# Goal
Copy out every line exactly, passing over the pictures.

# Stored data
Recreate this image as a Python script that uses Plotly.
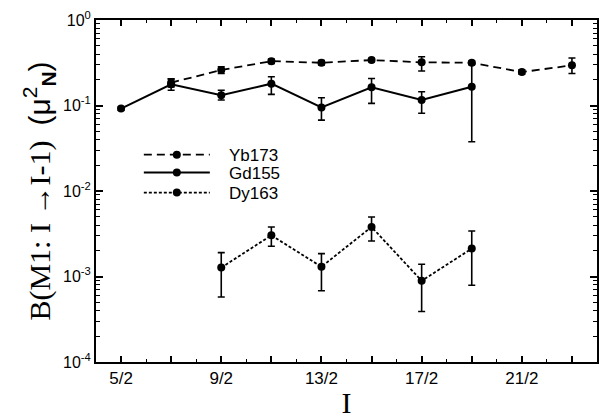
import plotly.graph_objects as go

# Spin values I (numeric, plotted as fractions)
x_yb = [3.5, 4.5, 5.5, 6.5, 7.5, 8.5, 9.5, 10.5, 11.5]
yb_val = [0.185, 0.26, 0.33, 0.316, 0.34, 0.32, 0.316, 0.246, 0.295]
yb_hi = [0.205, 0.284, 0.35, 0.335, 0.355, 0.372, 0.33, 0.262, 0.36]
yb_lo = [0.165, 0.237, 0.31, 0.298, 0.325, 0.253, 0.30, 0.232, 0.237]

x_gd = [2.5, 3.5, 4.5, 5.5, 6.5, 7.5, 8.5, 9.5]
gd_val = [0.092, 0.177, 0.132, 0.18, 0.095, 0.163, 0.116, 0.166]
gd_hi = [0.096, 0.204, 0.151, 0.217, 0.123, 0.207, 0.145, 0.311]
gd_lo = [0.088, 0.151, 0.116, 0.135, 0.0675, 0.106, 0.081, 0.0376]

x_dy = [4.5, 5.5, 6.5, 7.5, 8.5, 9.5]
dy_val = [1.27e-3, 3.03e-3, 1.3e-3, 3.8e-3, 8.9e-4, 2.12e-3]
dy_hi = [1.9e-3, 3.8e-3, 1.85e-3, 4.97e-3, 1.39e-3, 3.4e-3]
dy_lo = [5.75e-4, 2.26e-3, 6.8e-4, 2.6e-3, 3.9e-4, 7.9e-4]

x_label_alias = {"2.5": "5/2", "4.5": "9/2", "6.5": "13/2", "8.5": "17/2", "10.5": "21/2"}
y_tickvals = [1e-4, 1e-3, 1e-2, 1e-1, 1]
y_ticktext = ["10<sup>-4</sup>", "10<sup>-3</sup>", "10<sup>-2</sup>", "10<sup>-1</sup>", "10<sup>0</sup>"]

SANS = "Liberation Sans, Arial, sans-serif"
SERIF = "Liberation Serif, Times New Roman, serif"
PAD = "\u00a0\u00a0\u00a0"


def err(v, hi, lo):
    return dict(type="data", symmetric=False,
                array=[h - a for a, h in zip(v, hi)],
                arrayminus=[a - l for a, l in zip(v, lo)],
                color="black", thickness=1.6, width=3.5)


fig = go.Figure()
fig.add_trace(go.Scatter(x=x_yb, y=yb_val, name=PAD + "Yb173", mode="lines+markers",
                         line=dict(color="black", width=1.8, dash="8px,5px"),
                         marker=dict(color="black", size=8), legend="legend",
                         error_y=err(yb_val, yb_hi, yb_lo)))
fig.add_trace(go.Scatter(x=x_gd, y=gd_val, name=PAD + "Gd155", mode="lines+markers",
                         line=dict(color="black", width=2),
                         marker=dict(color="black", size=8), legend="legend2",
                         error_y=err(gd_val, gd_hi, gd_lo)))
fig.add_trace(go.Scatter(x=x_dy, y=dy_val, name=PAD + "Dy163", mode="lines+markers",
                         line=dict(color="black", width=1.8, dash="3px,2px"),
                         marker=dict(color="black", size=8), legend="legend3",
                         error_y=err(dy_val, dy_hi, dy_lo)))

leg_common = dict(x=0.0855, xanchor="left", yanchor="middle",
                  bgcolor="rgba(0,0,0,0)", font=dict(family=SANS, size=17),
                  itemwidth=66)

fig.update_layout(
    width=599, height=419,
    margin=dict(l=96, r=0, t=20, b=57),
    paper_bgcolor="white", plot_bgcolor="white",
    font=dict(family=SANS, color="black", size=16),
    showlegend=True,
    legend=dict(y=0.605, **leg_common),
    legend2=dict(y=0.553, **leg_common),
    legend3=dict(y=0.494, **leg_common),
    xaxis=dict(range=[2, 12], tickmode="linear", tick0=2.5, dtick=1, ticklabelstep=2,
               labelalias=x_label_alias,
               ticks="inside", ticklen=6, tickwidth=1.5, tickcolor="black",
               showline=True, linecolor="black", linewidth=2, mirror="ticks",
               showgrid=False, zeroline=False,
               tickfont=dict(family=SANS, size=17),
               minor=dict(tick0=2, dtick=1, ticks="inside", ticklen=3,
                          tickwidth=1.2, tickcolor="black", showgrid=False),
               title=dict(text="I", font=dict(family=SERIF, size=30), standoff=8)),
    yaxis=dict(type="log", range=[-4, 0], tickmode="array", tickvals=y_tickvals,
               ticktext=y_ticktext, ticks="inside", ticklen=7, tickwidth=1.5,
               tickcolor="black", showline=True, linecolor="black", linewidth=2,
               mirror="ticks", showgrid=False, zeroline=False,
               tickfont=dict(family=SANS, size=16),
               minor=dict(dtick="D1", ticks="inside", ticklen=4, tickwidth=1.2,
                          tickcolor="black", showgrid=False),
               title=dict(text="B(M1: I →I-1)  <span style='font-family:Liberation Sans, Arial'>(μ<sup>2</sup><sub><b>N</b></sub>)</span>",
                          font=dict(family=SERIF, size=30), standoff=4)),
)

fig.write_html("out.html")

# Task output
Recreate this image as a Python script that uses Plotly.
import plotly.graph_objects as go

# Spin values I (numeric, plotted as fractions)
x_yb = [3.5, 4.5, 5.5, 6.5, 7.5, 8.5, 9.5, 10.5, 11.5]
yb_val = [0.185, 0.26, 0.33, 0.316, 0.34, 0.32, 0.316, 0.246, 0.295]
yb_hi = [0.205, 0.284, 0.35, 0.335, 0.355, 0.372, 0.33, 0.262, 0.36]
yb_lo = [0.165, 0.237, 0.31, 0.298, 0.325, 0.253, 0.30, 0.232, 0.237]

x_gd = [2.5, 3.5, 4.5, 5.5, 6.5, 7.5, 8.5, 9.5]
gd_val = [0.092, 0.177, 0.132, 0.18, 0.095, 0.163, 0.116, 0.166]
gd_hi = [0.096, 0.204, 0.151, 0.217, 0.123, 0.207, 0.145, 0.311]
gd_lo = [0.088, 0.151, 0.116, 0.135, 0.0675, 0.106, 0.081, 0.0376]

x_dy = [4.5, 5.5, 6.5, 7.5, 8.5, 9.5]
dy_val = [1.27e-3, 3.03e-3, 1.3e-3, 3.8e-3, 8.9e-4, 2.12e-3]
dy_hi = [1.9e-3, 3.8e-3, 1.85e-3, 4.97e-3, 1.39e-3, 3.4e-3]
dy_lo = [5.75e-4, 2.26e-3, 6.8e-4, 2.6e-3, 3.9e-4, 7.9e-4]

x_label_alias = {"2.5": "5/2", "4.5": "9/2", "6.5": "13/2", "8.5": "17/2", "10.5": "21/2"}
y_tickvals = [1e-4, 1e-3, 1e-2, 1e-1, 1]
y_ticktext = ["10<sup>-4</sup>", "10<sup>-3</sup>", "10<sup>-2</sup>", "10<sup>-1</sup>", "10<sup>0</sup>"]

SANS = "Liberation Sans, Arial, sans-serif"
SERIF = "Liberation Serif, Times New Roman, serif"
PAD = "\u00a0\u00a0\u00a0"


def err(v, hi, lo):
    return dict(type="data", symmetric=False,
                array=[h - a for a, h in zip(v, hi)],
                arrayminus=[a - l for a, l in zip(v, lo)],
                color="black", thickness=1.6, width=3.5)


fig = go.Figure()
fig.add_trace(go.Scatter(x=x_yb, y=yb_val, name=PAD + "Yb173", mode="lines+markers",
                         line=dict(color="black", width=1.8, dash="8px,5px"),
                         marker=dict(color="black", size=8), legend="legend",
                         error_y=err(yb_val, yb_hi, yb_lo)))
fig.add_trace(go.Scatter(x=x_gd, y=gd_val, name=PAD + "Gd155", mode="lines+markers",
                         line=dict(color="black", width=2),
                         marker=dict(color="black", size=8), legend="legend2",
                         error_y=err(gd_val, gd_hi, gd_lo)))
fig.add_trace(go.Scatter(x=x_dy, y=dy_val, name=PAD + "Dy163", mode="lines+markers",
                         line=dict(color="black", width=1.8, dash="3px,2px"),
                         marker=dict(color="black", size=8), legend="legend3",
                         error_y=err(dy_val, dy_hi, dy_lo)))

leg_common = dict(x=0.0855, xanchor="left", yanchor="middle",
                  bgcolor="rgba(0,0,0,0)", font=dict(family=SANS, size=17),
                  itemwidth=66)

fig.update_layout(
    width=599, height=419,
    margin=dict(l=96, r=0, t=20, b=57),
    paper_bgcolor="white", plot_bgcolor="white",
    font=dict(family=SANS, color="black", size=16),
    showlegend=True,
    legend=dict(y=0.605, **leg_common),
    legend2=dict(y=0.553, **leg_common),
    legend3=dict(y=0.494, **leg_common),
    xaxis=dict(range=[2, 12], tickmode="linear", tick0=2.5, dtick=1, ticklabelstep=2,
               labelalias=x_label_alias,
               ticks="inside", ticklen=6, tickwidth=1.5, tickcolor="black",
               showline=True, linecolor="black", linewidth=2, mirror="ticks",
               showgrid=False, zeroline=False,
               tickfont=dict(family=SANS, size=17),
               minor=dict(tick0=2, dtick=1, ticks="inside", ticklen=3,
                          tickwidth=1.2, tickcolor="black", showgrid=False),
               title=dict(text="I", font=dict(family=SERIF, size=30), standoff=8)),
    yaxis=dict(type="log", range=[-4, 0], tickmode="array", tickvals=y_tickvals,
               ticktext=y_ticktext, ticks="inside", ticklen=7, tickwidth=1.5,
               tickcolor="black", showline=True, linecolor="black", linewidth=2,
               mirror="ticks", showgrid=False, zeroline=False,
               tickfont=dict(family=SANS, size=16),
               minor=dict(dtick="D1", ticks="inside", ticklen=4, tickwidth=1.2,
                          tickcolor="black", showgrid=False),
               title=dict(text="B(M1: I →I-1)  <span style='font-family:Liberation Sans, Arial'>(μ<sup>2</sup><sub><b>N</b></sub>)</span>",
                          font=dict(family=SERIF, size=30), standoff=4)),
)

fig.write_html("out.html")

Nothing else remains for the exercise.